- Presidential candidate Joe Biden’s and House Democrats’ climate crisis plans aim high — and very wide
- The plans call for $6.7 trillion in investments to build a clean energy economy
- While technology exists to achieve the Democrats’ goals, many policies would need to be changed to promote the new industries, energy policy analyst says.
Joe Biden and the Democrats have ambitious plans for fighting climate change if he wins the U.S. presidency in November — perhaps too ambitious.
Biden, who rolled out his $2 trillion program in a speech in Wilmington, Delaware, Tuesday, says it will “ensure the U.S. achieves a 100% clean energy economy and reaches net-zero emissions no later than 2050.”
“These are the most critical investments we can make for the long-term health and vitality of both the American economy and the physical health and safety of the American people,” said Biden, stressing how fighting climate change would also create new jobs.
Democrats in the U.S. House of Representatives last month released their own plan that has the same main targets while fleshing out more intermediate goals, including the elimination of pollution from cars by 2035 and from power plants by 2040. The House plan also adds in “environmental justice,” saying marginalized communities need to receive “tangible benefits.”
“The authors’ hearts are in the right place,” said Michael Quirke, the former executive director of Climate Change National Forum, which is no longer active. “I think they would have done well identifying some focus areas. They maybe are lacking focus.”
Indeed, the recommendations from Biden’s climate-crisis task force, co-chaired by former U.S. Senator John Kerry and current U.S. Representative Alexandria Ocasio-Cortez, go way beyond ensuring the country has the infrastructure to reduce dangers posed by greenhouse emissions. The report includes such goals as reducing mass incarceration, eliminating the wage gap and guaranteeing early childhood education, for example.
Quirke told Karma that he supported the Democrats’ efforts, “but when you break it down… How do you plan to achieve it?”
The issue is more political than technological, supporters of the Democrats’ plans say.

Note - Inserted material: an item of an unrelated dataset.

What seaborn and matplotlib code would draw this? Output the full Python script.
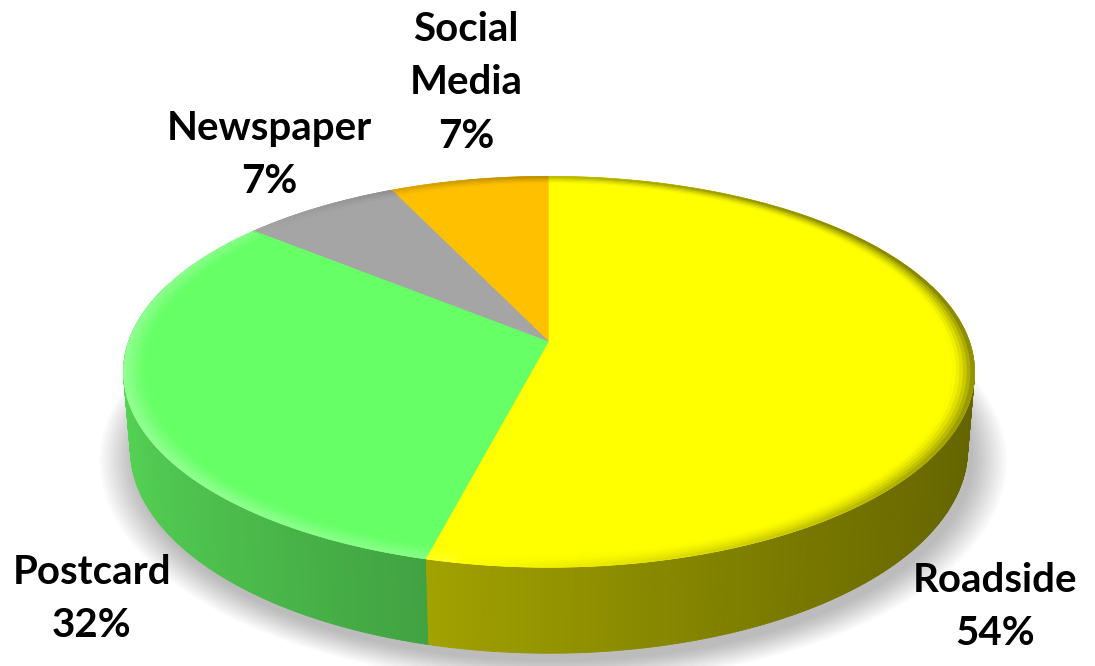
import numpy as np
import matplotlib
matplotlib.use("Agg")
import matplotlib.pyplot as plt
from matplotlib.collections import PolyCollection
from matplotlib.patches import Polygon
import seaborn as sns

# ---- data ----
categories = ["Roadside", "Postcard", "Newspaper", "Social Media"]
shares = [54, 32, 7, 7]
label_lines = ["Roadside", "Postcard", "Newspaper", "Social\nMedia"]
top_colors = ["#FFFF00", "#66FF66", "#A5A5A5", "#FFC000"]

sns.set_theme(style="white")
plt.rcParams['font.family'] = ['Lato', 'DejaVu Sans']

W, H = 1095, 666
fig = plt.figure(figsize=(W / 100, H / 100), dpi=100)
ax = fig.add_axes([0, 0, 1, 1])
ax.set_xlim(0, W)
ax.set_ylim(H, 0)
ax.axis("off")

# ---- perspective camera (layout constants) ----
CX, CY = 549, 342
phi = np.deg2rad(27)
cphi, sphi = np.cos(phi), np.sin(phi)
D = 5.85
F = 2460
THICK = 0.208


def project(x, y, z):
    depth = D + y * cphi - z * sphi
    sx = F * x / depth
    sy = F * (y * sphi + z * cphi) / depth
    return CX + sx, CY - sy


def rgb(c):
    return np.array(matplotlib.colors.to_rgb(c))


# slice angles: start at 12 o'clock and go counter-clockwise (to the left)
order = [3, 2, 1, 0]  # Social, Newspaper, Postcard, Roadside
total = sum(shares)
angles = {}
start = 90.0
for i in order:
    span = 360.0 * shares[i] / total
    angles[i] = (start, start + span)
    start += span

# ---- soft shadow ----
for k in range(14):
    grow = 1.0 + 0.006 * k
    th = np.linspace(0, 2 * np.pi, 300)
    xs, ys = project(grow * np.cos(th) + 0.01, grow * np.sin(th) - 0.02, -THICK)
    ax.add_patch(Polygon(np.column_stack([xs, ys + 3]), closed=True,
                         facecolor="#000000", edgecolor="none", alpha=0.018, zorder=1))


def side_shade(theta):
    return np.clip(0.62 - 0.22 * np.cos(theta) + 0.04 * np.sin(theta), 0, 1)


# ---- side band ----
segs, cols, depths = [], [], []
for i in order:
    a0, a1 = angles[i]
    th = np.deg2rad(np.linspace(a0, a1, max(int((a1 - a0) * 2), 4)))
    base = rgb(top_colors[i])
    for t0, t1 in zip(th[:-1], th[1:]):
        tm = 0.5 * (t0 + t1)
        if np.sin(tm) > 0.3:
            continue
        p1 = project(np.cos(t0), np.sin(t0), 0)
        p2 = project(np.cos(t1), np.sin(t1), 0)
        p3 = project(np.cos(t1), np.sin(t1), -THICK)
        p4 = project(np.cos(t0), np.sin(t0), -THICK)
        segs.append([p1, p2, p3, p4])
        c = np.clip(base * side_shade(tm), 0, 1)
        cols.append(c)
        depths.append(np.sin(tm))
idx = np.argsort(depths)[::-1]
ax.add_collection(PolyCollection([segs[j] for j in idx], facecolors=[cols[j] for j in idx],
                                 edgecolors=[cols[j] for j in idx], linewidths=0.6, zorder=2))

# ---- top faces ----
for i in order:
    a0, a1 = angles[i]
    th = np.deg2rad(np.linspace(a0, a1, 200))
    xs, ys = project(np.cos(th), np.sin(th), 0)
    cx0, cy0 = project(0, 0, 0)
    pts = np.vstack([[cx0, cy0], np.column_stack([xs, ys])])
    ax.add_patch(Polygon(pts, closed=True, facecolor=top_colors[i],
                         edgecolor=top_colors[i], linewidth=0.5, zorder=3))


# ---- bevel on the rim ----
def bevel_gain(theta):
    return 0.82 - 0.33 * np.cos(theta) - 0.12 * np.sin(theta)


rings = np.linspace(0.95, 1.0, 7)
bsegs, bcols = [], []
for i in order:
    a0, a1 = angles[i]
    th = np.deg2rad(np.linspace(a0, a1, max(int((a1 - a0) * 2), 4)))
    base = rgb(top_colors[i])
    for r0, r1 in zip(rings[:-1], rings[1:]):
        t = (0.5 * (r0 + r1) - rings[0]) / (rings[-1] - rings[0])
        for t0, t1 in zip(th[:-1], th[1:]):
            tm = 0.5 * (t0 + t1)
            g = bevel_gain(tm)
            fac = 1 + (g - 1) * t ** 1.5
            c = np.clip(base * fac + (0.12 * t if g > 1 else 0), 0, 1)
            p1 = project(r0 * np.cos(t0), r0 * np.sin(t0), 0)
            p2 = project(r0 * np.cos(t1), r0 * np.sin(t1), 0)
            p3 = project(r1 * np.cos(t1), r1 * np.sin(t1), 0)
            p4 = project(r1 * np.cos(t0), r1 * np.sin(t0), 0)
            bsegs.append([p1, p2, p3, p4])
            bcols.append(c)
ax.add_collection(PolyCollection(bsegs, facecolors=bcols, edgecolors=bcols,
                                 linewidths=0.5, zorder=4))

# ---- labels ----
label_pos = {0: (995, 607), 1: (92, 599), 2: (269, 155), 3: (466, 83)}
for i in range(len(categories)):
    x, y = label_pos[i]
    ax.text(x, y, f"{label_lines[i]}\n{shares[i]}%", ha="center", va="center",
            fontsize=29, fontweight="bold", color="#000000", linespacing=1.55, zorder=6)

fig.savefig("out.png", dpi=100, facecolor="white")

“We already know the technologies needed to meet our climate goals,” said Megan Mahajan, a senior policy analyst at nonpartisan climate policy think tank Energy Innovation, which helped model the House Democrats plan. The “big takeaway,” she wrote in an email to Karma, “is that we need a portfolio of policies across all sectors of the economy to meet climate targets.”
Policy changes are needed to promote clean energy, Mahajan said. “For example, even though wind and solar are the cheapest available resources, our electricity sector is still set up with rules and structures that favor fossil fuel–burning plants,” she wrote.
“If enacted, these recommendations have a serious shot at meeting the report’s targets,” according to Mahajan.
Quirke said he has a simpler plan that is based on provisions of the Clean Air Act. If Biden wins, his head of the Environmental Protection Agency should list carbon dioxide as a “criteria air pollutant that is reasonably anticipated to endanger public welfare under Section 108” of the act.
Doing that would trigger a regulatory review that would lead to a national debate on the dangers the country is facing, he said. Under the act, the government would have one year to establish a national standard. That would force the federal government, states and companies to address climate change.
The coronavirus pandemic has shown that Americans can unite to protect the country’s most vulnerable, Quirke said. That same attitude may help resolve the environmental crisis.
“Our country and the world have shown they are willing to sacrifice,” he said. “And that is promising.”